EXERCISE PROMPT: Locate every line in the material below that has the word "with". Copy each of those lines.
● ● ● ● ●
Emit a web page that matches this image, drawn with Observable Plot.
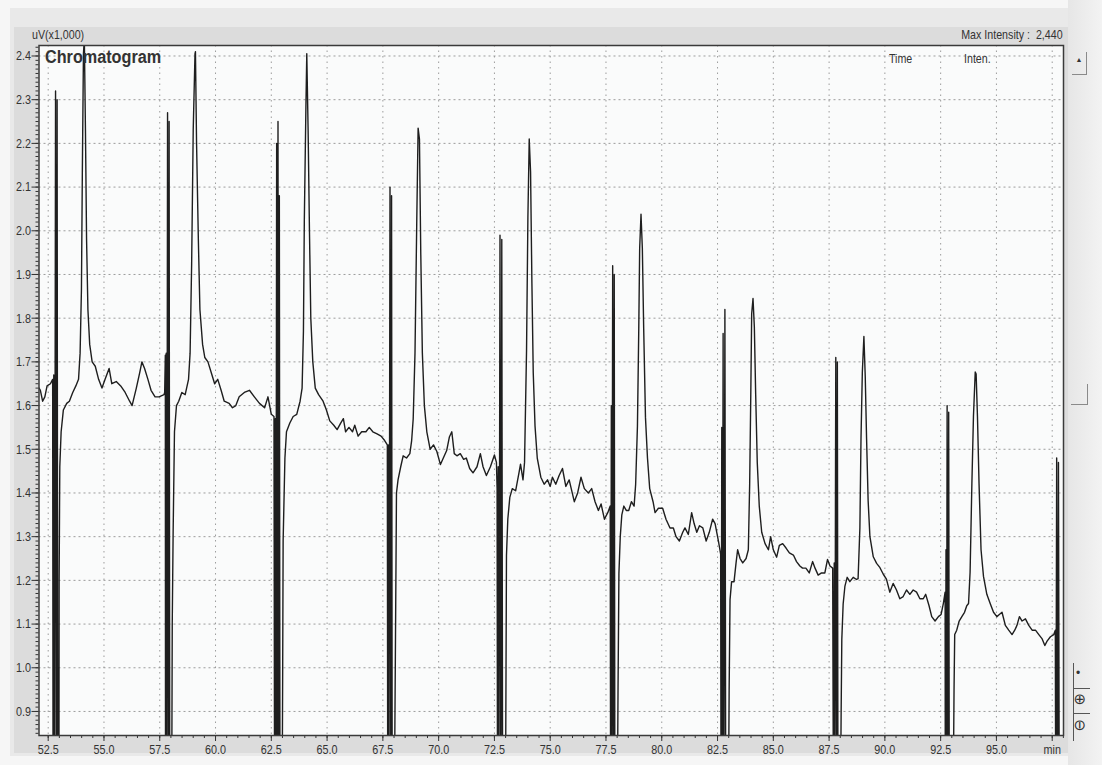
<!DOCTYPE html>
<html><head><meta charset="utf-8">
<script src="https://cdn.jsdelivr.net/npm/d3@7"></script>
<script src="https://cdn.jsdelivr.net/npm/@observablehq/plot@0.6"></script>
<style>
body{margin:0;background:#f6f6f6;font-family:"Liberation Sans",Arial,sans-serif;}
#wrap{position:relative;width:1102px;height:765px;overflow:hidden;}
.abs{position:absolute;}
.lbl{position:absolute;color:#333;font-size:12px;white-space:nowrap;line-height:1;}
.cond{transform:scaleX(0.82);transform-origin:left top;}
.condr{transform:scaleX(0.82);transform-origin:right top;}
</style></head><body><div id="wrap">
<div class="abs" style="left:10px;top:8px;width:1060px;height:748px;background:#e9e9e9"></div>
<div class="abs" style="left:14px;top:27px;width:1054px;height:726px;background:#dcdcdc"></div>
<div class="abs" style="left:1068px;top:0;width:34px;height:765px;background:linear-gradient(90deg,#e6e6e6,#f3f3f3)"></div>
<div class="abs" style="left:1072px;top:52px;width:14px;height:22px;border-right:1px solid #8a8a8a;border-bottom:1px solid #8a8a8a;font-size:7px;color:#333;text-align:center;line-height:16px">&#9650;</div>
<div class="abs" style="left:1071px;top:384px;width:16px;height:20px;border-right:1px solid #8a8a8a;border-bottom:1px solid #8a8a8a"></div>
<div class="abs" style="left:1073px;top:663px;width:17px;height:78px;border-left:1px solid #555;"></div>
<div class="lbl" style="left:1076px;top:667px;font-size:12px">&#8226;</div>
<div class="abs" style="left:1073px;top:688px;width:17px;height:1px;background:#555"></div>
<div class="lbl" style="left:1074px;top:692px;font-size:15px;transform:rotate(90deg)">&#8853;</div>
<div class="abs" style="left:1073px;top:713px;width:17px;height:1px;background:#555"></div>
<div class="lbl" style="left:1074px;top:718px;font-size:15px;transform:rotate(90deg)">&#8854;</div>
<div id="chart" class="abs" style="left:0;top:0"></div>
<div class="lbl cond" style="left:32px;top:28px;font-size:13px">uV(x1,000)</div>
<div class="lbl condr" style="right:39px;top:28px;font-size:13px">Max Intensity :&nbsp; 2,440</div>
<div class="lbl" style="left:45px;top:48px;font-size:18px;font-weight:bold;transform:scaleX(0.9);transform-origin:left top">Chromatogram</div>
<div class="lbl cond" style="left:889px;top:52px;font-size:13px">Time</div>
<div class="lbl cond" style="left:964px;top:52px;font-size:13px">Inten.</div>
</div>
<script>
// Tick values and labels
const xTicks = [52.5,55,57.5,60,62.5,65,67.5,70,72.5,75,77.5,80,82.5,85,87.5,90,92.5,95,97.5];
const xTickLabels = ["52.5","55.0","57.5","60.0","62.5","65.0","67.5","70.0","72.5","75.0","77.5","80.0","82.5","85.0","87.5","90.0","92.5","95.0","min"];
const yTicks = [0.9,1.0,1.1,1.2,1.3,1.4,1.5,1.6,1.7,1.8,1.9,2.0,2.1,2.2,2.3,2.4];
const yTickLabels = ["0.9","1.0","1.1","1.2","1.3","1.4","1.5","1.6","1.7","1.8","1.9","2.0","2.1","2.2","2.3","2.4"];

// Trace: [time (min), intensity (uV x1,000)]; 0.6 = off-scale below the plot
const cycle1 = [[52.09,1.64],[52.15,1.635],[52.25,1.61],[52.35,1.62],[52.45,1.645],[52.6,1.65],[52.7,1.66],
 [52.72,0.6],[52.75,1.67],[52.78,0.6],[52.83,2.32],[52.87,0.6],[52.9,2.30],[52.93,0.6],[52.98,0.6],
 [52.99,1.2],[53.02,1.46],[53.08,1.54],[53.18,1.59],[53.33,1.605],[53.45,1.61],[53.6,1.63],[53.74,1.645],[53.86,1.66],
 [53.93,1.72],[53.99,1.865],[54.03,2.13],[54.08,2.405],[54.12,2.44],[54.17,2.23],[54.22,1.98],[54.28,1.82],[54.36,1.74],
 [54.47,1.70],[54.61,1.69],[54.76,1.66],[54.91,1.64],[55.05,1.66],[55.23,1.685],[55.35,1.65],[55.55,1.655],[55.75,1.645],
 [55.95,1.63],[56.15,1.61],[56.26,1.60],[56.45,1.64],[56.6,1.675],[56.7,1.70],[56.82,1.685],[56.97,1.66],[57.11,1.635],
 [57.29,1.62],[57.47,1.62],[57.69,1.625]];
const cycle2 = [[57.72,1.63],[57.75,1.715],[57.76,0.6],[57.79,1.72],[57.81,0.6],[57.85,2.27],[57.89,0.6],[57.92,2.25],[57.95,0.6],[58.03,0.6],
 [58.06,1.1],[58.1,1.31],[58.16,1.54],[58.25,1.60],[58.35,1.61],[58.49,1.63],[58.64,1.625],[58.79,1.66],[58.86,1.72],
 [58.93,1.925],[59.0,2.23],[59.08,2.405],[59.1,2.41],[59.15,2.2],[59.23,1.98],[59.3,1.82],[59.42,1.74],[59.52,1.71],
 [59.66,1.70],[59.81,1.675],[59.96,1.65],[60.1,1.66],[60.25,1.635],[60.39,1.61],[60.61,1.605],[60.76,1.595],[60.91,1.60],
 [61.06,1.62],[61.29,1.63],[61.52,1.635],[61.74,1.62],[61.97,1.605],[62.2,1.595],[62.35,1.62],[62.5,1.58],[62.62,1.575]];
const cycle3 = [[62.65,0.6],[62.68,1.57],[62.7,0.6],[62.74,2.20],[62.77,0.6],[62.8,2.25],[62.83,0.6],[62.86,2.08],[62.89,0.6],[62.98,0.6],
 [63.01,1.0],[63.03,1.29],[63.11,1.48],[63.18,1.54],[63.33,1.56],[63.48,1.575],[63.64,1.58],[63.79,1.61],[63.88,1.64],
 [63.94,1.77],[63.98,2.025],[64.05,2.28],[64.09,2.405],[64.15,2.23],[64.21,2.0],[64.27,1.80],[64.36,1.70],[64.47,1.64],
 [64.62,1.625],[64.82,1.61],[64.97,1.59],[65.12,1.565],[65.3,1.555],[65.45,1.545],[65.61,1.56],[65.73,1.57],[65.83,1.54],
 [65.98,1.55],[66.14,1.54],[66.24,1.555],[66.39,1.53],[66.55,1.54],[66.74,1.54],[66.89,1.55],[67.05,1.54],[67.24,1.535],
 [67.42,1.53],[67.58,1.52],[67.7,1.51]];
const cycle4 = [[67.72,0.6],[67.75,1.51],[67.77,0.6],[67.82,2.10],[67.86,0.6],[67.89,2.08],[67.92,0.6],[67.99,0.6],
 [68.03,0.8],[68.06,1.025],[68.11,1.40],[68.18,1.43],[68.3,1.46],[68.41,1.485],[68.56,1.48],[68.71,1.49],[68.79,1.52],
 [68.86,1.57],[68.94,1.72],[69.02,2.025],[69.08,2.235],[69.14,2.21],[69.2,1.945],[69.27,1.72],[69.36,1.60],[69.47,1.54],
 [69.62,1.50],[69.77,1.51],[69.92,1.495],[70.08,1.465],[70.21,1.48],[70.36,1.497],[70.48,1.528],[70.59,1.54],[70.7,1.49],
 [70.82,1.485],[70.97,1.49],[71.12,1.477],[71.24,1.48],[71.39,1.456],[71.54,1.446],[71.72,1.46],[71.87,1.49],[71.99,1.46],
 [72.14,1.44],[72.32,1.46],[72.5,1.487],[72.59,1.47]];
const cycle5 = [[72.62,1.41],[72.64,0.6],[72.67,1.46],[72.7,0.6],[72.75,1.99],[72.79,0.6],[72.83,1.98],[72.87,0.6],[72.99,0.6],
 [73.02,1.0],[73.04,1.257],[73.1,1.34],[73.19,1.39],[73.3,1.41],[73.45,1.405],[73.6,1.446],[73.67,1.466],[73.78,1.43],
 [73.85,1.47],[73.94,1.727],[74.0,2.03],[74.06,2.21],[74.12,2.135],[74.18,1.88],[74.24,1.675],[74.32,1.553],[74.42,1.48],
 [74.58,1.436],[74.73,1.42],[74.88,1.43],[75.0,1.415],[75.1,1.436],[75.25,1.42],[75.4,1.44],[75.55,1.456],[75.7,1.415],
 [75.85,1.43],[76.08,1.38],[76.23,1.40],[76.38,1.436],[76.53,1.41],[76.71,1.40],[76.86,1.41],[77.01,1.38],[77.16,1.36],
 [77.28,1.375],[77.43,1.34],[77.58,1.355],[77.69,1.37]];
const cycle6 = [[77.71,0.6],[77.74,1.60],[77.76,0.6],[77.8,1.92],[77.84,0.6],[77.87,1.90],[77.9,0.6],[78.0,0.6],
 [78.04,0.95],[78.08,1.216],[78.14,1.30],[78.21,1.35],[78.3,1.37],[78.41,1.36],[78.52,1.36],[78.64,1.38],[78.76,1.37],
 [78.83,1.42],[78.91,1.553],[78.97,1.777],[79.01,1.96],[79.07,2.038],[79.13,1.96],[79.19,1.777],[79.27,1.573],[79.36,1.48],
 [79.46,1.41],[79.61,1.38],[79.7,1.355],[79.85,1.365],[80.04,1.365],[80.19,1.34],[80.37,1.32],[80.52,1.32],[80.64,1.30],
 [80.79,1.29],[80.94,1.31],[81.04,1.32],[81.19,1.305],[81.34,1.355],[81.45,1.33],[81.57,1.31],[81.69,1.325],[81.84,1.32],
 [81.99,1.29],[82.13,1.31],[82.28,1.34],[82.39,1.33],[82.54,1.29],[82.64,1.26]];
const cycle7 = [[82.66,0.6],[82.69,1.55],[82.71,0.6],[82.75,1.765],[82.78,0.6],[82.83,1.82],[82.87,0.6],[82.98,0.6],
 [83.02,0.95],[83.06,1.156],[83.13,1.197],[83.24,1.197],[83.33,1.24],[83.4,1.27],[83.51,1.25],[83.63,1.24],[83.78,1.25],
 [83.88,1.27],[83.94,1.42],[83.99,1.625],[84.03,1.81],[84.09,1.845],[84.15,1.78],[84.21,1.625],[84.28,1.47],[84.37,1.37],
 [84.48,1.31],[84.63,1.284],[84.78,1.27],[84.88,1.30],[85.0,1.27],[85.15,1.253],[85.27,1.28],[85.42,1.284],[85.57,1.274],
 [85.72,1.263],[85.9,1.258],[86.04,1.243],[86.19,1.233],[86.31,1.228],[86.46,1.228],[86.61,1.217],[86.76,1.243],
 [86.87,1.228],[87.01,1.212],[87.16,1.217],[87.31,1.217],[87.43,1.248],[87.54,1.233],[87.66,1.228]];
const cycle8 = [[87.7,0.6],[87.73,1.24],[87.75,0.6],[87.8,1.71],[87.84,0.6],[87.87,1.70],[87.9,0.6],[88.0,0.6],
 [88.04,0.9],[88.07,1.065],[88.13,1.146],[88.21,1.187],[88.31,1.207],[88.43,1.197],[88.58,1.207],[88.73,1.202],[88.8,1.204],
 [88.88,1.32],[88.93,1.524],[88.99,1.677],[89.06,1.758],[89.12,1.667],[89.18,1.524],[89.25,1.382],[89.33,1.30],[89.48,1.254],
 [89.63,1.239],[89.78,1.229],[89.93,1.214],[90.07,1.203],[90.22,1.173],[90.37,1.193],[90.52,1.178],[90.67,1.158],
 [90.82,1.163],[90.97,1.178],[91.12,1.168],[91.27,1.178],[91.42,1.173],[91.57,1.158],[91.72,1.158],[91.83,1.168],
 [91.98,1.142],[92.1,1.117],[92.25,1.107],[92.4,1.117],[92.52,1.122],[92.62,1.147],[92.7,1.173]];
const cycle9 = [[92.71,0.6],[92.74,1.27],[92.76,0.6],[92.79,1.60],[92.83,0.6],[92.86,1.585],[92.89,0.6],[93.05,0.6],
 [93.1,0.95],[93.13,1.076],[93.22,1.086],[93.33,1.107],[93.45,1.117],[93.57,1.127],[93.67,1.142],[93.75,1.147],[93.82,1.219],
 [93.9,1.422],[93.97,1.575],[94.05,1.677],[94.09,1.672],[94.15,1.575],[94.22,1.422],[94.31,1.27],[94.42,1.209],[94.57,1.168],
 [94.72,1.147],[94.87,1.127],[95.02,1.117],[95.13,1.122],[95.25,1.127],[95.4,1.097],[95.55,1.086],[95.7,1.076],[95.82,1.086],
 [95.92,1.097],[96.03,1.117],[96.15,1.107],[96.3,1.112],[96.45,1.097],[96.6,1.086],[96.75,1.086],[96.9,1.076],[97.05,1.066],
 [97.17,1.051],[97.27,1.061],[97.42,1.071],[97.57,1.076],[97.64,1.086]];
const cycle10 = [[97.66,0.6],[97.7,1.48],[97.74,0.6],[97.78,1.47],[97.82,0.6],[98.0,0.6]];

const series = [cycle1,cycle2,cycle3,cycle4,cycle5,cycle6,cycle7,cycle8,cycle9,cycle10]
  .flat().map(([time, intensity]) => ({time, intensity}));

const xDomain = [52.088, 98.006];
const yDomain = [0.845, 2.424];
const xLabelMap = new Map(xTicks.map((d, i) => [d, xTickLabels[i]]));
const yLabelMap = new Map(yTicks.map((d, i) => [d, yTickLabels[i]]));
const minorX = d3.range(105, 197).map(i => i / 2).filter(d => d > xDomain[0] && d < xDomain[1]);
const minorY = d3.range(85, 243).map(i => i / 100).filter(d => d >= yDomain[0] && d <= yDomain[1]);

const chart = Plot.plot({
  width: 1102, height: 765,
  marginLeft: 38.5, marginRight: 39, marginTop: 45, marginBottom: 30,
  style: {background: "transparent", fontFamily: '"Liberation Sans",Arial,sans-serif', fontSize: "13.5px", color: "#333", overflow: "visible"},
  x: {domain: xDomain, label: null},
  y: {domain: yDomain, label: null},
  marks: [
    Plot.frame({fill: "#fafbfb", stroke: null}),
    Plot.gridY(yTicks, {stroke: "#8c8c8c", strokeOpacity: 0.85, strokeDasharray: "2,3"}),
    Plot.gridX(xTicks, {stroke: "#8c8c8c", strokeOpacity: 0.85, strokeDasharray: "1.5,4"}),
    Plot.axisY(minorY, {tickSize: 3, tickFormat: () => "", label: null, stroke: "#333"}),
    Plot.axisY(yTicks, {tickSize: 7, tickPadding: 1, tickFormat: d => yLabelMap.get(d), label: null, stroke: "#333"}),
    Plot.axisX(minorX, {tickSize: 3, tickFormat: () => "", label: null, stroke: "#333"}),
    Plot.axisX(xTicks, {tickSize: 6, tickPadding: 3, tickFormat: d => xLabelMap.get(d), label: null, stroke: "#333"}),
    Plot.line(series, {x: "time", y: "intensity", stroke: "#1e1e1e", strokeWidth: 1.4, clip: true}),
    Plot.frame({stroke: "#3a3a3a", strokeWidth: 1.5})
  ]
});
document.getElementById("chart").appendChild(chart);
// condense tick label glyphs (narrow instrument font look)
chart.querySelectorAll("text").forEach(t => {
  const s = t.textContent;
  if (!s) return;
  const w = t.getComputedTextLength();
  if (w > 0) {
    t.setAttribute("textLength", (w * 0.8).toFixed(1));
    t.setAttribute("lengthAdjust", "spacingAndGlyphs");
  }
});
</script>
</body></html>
● ● ● ● ●
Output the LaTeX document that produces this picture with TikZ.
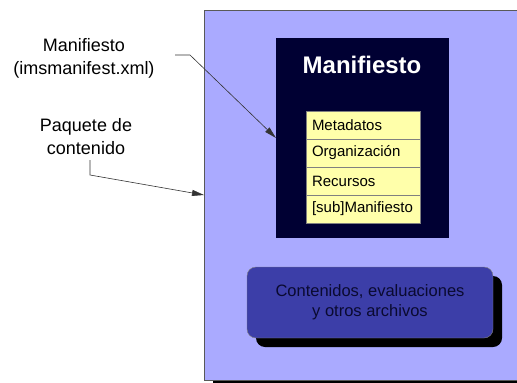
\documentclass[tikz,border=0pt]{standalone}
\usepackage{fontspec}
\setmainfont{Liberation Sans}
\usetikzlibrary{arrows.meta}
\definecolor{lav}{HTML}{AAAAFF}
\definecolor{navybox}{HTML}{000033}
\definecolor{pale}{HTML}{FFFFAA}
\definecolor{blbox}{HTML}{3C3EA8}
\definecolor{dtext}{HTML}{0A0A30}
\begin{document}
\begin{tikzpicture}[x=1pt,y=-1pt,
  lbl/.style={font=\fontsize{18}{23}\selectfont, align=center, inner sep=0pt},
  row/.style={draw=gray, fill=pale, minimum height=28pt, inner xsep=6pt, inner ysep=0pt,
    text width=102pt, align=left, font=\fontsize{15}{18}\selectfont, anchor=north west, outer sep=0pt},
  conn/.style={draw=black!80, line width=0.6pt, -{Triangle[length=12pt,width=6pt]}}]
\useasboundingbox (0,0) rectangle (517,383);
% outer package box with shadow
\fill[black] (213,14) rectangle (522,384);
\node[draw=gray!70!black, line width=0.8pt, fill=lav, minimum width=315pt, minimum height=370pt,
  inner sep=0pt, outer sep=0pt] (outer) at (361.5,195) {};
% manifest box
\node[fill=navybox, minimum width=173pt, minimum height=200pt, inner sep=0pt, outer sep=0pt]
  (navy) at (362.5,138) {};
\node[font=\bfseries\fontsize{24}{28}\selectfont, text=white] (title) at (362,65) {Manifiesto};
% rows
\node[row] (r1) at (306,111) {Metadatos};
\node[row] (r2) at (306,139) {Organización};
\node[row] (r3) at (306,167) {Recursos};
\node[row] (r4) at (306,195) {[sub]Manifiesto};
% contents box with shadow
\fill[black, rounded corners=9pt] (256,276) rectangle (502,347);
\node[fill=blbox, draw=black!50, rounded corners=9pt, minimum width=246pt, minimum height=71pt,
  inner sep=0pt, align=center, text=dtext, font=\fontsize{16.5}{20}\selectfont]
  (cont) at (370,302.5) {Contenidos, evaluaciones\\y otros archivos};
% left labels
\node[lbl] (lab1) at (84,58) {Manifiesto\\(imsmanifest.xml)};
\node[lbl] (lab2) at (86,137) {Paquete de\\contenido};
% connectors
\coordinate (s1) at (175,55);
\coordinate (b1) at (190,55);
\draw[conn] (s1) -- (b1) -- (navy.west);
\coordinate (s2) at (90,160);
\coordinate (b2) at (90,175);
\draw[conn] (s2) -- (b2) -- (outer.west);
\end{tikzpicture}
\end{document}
● ● ● ● ●
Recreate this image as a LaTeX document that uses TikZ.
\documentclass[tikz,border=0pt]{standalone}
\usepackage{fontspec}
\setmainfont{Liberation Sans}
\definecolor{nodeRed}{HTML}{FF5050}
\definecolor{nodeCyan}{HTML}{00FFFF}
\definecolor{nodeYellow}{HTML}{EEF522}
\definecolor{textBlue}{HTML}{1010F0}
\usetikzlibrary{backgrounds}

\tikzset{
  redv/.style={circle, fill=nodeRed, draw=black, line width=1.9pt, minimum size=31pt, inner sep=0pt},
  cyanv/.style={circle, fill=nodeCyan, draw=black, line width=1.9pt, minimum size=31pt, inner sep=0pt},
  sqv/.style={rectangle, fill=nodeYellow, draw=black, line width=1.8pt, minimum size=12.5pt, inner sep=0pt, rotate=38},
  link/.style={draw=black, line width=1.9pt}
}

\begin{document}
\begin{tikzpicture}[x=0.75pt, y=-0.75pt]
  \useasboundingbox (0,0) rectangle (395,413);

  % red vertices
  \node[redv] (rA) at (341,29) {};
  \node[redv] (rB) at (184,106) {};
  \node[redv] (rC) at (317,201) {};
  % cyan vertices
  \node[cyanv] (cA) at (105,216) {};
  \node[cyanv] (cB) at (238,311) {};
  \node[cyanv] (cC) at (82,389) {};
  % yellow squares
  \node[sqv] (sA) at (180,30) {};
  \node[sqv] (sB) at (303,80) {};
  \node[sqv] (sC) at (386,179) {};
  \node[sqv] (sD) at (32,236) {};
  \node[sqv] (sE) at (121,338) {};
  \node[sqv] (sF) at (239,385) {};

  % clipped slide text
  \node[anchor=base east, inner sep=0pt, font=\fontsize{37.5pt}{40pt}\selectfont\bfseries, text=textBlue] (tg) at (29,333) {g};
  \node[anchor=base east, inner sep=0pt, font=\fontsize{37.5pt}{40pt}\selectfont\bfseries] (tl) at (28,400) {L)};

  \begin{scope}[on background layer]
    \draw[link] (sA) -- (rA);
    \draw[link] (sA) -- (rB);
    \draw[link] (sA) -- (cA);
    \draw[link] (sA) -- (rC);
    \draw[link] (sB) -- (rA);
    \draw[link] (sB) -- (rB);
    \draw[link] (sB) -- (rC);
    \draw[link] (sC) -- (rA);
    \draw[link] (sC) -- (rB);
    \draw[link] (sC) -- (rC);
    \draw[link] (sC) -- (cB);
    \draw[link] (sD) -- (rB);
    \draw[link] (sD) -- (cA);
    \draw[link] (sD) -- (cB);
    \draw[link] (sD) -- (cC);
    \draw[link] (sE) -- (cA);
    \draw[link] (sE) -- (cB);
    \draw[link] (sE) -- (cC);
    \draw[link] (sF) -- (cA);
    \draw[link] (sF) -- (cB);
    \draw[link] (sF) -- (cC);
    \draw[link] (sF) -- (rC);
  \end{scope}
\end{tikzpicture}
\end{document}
● ● ● ● ●
OUTPUT BELOW:
Emit a web page that matches this image, drawn with Observable Plot.
Output the LaTeX document that produces this picture with TikZ.
% outer package box with shadow
% contents box with shadow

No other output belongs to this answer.